**MATERIAL PROVIDED:**
◇ ◇ ◇
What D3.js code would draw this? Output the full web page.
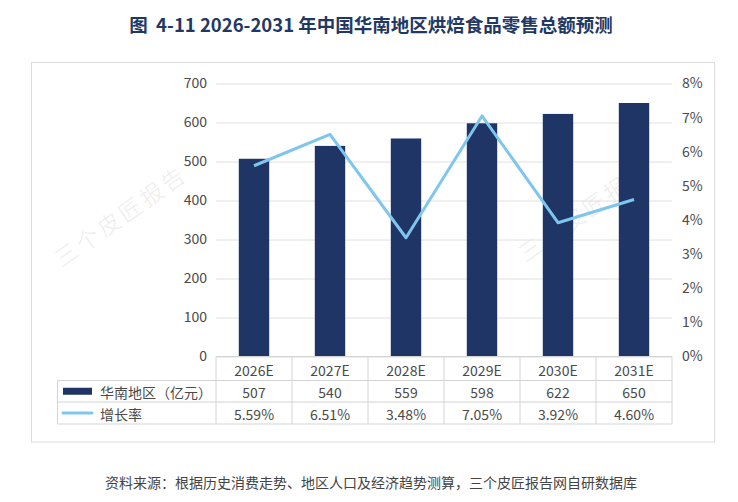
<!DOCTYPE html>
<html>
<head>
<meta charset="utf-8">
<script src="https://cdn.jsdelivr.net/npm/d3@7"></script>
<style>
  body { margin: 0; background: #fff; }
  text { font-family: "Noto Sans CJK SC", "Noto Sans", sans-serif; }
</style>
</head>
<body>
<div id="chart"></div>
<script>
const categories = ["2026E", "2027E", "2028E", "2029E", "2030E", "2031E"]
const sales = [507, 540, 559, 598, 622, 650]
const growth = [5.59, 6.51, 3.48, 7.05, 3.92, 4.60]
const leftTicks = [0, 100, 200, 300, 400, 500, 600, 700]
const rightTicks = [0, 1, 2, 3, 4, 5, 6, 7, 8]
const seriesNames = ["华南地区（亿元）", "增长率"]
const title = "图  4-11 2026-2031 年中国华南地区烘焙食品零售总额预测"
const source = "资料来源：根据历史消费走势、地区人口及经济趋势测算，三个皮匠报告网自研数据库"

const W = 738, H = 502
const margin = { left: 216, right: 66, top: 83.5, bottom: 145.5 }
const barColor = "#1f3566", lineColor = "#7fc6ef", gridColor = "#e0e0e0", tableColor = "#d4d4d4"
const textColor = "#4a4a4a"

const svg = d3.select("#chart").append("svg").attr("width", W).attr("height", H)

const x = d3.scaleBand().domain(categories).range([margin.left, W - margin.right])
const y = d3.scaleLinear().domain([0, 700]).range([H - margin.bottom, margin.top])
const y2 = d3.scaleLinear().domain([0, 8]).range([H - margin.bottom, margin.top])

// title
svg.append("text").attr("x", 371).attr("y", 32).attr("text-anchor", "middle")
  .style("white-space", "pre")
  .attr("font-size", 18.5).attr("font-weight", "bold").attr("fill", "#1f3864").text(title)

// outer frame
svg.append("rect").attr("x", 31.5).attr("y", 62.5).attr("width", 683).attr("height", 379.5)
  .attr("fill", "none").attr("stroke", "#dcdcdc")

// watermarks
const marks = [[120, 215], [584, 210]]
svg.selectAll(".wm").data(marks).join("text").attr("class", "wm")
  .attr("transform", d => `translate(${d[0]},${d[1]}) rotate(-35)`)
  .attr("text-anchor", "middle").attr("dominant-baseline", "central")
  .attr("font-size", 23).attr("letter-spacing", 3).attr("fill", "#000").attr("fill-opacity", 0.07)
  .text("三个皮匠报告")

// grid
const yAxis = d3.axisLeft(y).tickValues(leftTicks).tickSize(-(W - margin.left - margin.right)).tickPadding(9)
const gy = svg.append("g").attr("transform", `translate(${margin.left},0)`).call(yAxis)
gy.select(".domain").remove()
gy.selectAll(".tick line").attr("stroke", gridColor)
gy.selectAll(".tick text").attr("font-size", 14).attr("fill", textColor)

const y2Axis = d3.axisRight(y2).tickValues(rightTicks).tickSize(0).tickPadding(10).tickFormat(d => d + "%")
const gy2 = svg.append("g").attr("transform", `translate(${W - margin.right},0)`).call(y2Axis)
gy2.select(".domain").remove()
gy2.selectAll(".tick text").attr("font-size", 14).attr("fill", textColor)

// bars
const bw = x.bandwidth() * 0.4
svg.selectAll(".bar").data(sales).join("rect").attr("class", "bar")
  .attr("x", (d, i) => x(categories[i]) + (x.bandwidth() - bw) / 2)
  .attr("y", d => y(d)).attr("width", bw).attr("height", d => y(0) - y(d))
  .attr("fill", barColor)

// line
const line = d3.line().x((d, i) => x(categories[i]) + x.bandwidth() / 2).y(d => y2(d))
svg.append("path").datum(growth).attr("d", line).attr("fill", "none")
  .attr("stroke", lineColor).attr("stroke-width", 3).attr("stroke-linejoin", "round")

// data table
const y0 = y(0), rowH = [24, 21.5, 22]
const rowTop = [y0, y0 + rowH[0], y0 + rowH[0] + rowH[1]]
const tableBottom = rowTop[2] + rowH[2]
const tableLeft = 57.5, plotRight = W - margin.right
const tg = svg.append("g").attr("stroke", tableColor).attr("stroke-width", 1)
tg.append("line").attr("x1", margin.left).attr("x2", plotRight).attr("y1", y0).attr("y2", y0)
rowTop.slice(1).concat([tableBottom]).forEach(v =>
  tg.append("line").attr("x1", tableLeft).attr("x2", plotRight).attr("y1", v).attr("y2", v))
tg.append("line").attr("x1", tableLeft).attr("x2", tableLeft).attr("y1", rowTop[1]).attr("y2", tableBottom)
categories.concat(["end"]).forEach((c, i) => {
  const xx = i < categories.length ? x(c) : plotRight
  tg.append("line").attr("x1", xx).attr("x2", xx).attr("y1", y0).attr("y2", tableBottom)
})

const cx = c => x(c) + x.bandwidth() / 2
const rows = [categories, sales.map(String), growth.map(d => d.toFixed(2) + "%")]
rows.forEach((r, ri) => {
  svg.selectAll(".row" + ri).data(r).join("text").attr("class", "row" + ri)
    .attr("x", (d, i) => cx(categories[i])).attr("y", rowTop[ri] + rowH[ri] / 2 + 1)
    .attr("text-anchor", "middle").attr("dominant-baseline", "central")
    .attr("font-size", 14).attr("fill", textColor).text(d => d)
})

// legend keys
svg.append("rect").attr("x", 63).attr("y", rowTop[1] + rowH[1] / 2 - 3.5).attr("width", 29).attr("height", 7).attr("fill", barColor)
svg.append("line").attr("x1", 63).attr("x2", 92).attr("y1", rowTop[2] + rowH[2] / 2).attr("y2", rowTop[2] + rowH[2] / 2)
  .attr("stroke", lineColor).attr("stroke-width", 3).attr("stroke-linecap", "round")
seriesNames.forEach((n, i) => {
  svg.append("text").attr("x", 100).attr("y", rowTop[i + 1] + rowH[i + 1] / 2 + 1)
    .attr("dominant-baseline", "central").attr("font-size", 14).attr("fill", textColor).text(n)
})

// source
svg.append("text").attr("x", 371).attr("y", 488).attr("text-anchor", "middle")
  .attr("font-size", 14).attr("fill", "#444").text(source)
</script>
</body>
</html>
◇ ◇ ◇
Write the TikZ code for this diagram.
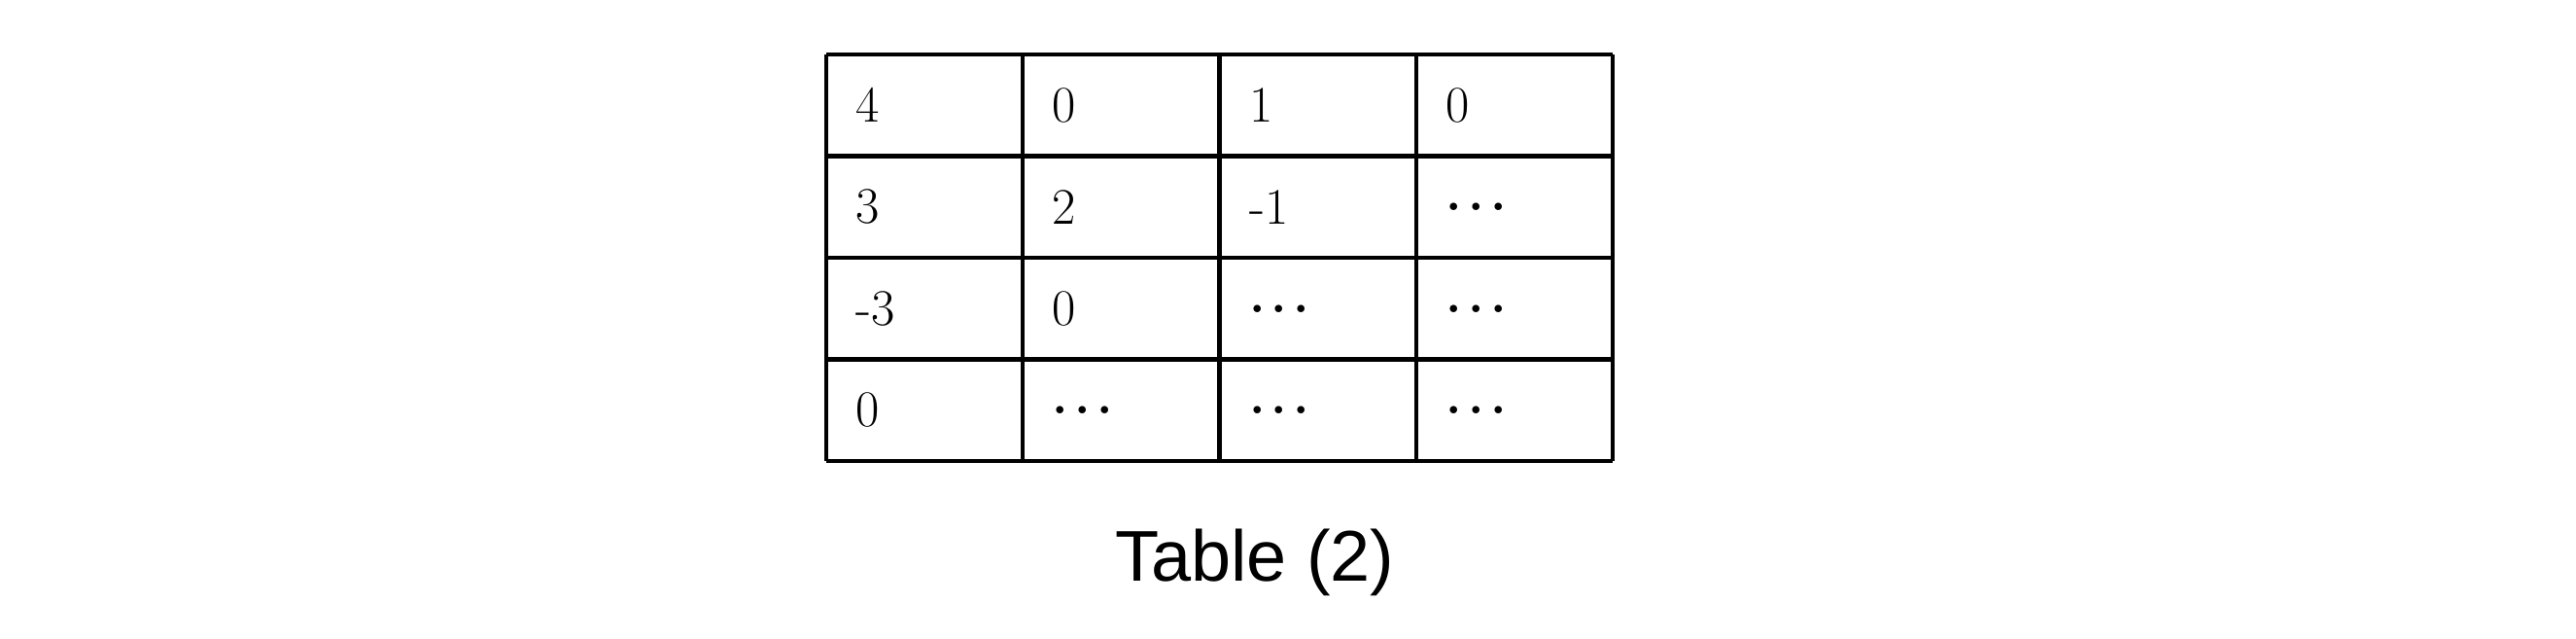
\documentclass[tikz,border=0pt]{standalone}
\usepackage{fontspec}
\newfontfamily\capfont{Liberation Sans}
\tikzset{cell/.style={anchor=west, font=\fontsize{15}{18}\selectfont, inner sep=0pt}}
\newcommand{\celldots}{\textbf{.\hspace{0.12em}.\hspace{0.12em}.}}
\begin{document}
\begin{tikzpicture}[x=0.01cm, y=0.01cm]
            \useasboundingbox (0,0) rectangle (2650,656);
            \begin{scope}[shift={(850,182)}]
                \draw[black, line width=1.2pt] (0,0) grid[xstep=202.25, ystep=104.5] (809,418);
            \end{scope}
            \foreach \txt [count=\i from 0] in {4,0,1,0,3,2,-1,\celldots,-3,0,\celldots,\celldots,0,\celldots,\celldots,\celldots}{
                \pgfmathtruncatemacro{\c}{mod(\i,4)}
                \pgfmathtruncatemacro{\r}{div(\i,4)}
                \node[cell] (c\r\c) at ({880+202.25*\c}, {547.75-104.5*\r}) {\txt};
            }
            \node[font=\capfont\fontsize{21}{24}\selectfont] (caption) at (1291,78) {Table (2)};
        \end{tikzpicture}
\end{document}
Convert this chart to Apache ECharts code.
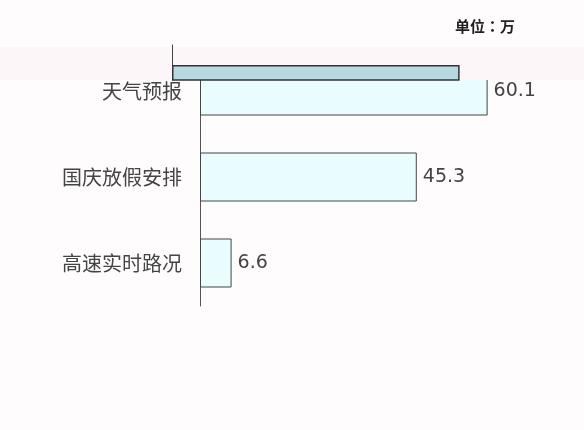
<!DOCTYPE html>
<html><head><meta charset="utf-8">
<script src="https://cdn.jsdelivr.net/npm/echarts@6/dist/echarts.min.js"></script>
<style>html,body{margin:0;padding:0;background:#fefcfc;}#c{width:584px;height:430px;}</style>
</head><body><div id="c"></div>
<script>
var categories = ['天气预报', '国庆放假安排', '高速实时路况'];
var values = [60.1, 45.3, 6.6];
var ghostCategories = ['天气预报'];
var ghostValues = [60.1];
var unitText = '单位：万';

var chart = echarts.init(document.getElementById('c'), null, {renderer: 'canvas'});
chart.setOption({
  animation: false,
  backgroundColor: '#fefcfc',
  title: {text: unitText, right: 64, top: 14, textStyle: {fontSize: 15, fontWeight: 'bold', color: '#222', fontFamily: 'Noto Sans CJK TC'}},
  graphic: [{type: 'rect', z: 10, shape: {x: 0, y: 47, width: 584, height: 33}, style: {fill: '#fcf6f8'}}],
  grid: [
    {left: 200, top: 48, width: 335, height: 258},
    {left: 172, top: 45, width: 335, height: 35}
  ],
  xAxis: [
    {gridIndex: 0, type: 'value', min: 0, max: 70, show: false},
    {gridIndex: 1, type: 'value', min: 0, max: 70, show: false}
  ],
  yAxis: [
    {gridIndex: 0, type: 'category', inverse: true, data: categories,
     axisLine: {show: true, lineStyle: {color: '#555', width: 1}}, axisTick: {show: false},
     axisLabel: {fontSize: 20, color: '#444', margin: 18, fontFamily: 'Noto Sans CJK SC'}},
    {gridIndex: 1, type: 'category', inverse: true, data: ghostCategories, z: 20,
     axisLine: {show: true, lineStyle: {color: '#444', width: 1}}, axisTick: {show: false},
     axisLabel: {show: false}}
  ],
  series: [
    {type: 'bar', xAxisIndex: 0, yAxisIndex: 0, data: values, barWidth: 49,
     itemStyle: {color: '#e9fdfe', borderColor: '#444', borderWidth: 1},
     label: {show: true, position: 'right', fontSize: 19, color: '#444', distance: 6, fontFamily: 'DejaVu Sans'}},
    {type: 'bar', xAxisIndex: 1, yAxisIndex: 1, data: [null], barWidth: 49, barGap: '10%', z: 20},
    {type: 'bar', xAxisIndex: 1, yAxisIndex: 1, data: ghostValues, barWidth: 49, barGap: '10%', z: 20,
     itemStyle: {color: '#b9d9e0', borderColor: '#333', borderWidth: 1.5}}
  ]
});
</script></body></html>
◇ ◇ ◇
**CHALLENGE:**
Above are some entries; copy exactly the lines from the line with "Convert this chart to Apache ECharts code." through the line with "var unitText = '单位：万';", both included, but none of the pictures.

**SOLUTION BELOW:**
Convert this chart to Apache ECharts code.
<!DOCTYPE html>
<html><head><meta charset="utf-8">
<script src="https://cdn.jsdelivr.net/npm/echarts@6/dist/echarts.min.js"></script>
<style>html,body{margin:0;padding:0;background:#fefcfc;}#c{width:584px;height:430px;}</style>
</head><body><div id="c"></div>
<script>
var categories = ['天气预报', '国庆放假安排', '高速实时路况'];
var values = [60.1, 45.3, 6.6];
var ghostCategories = ['天气预报'];
var ghostValues = [60.1];
var unitText = '单位：万';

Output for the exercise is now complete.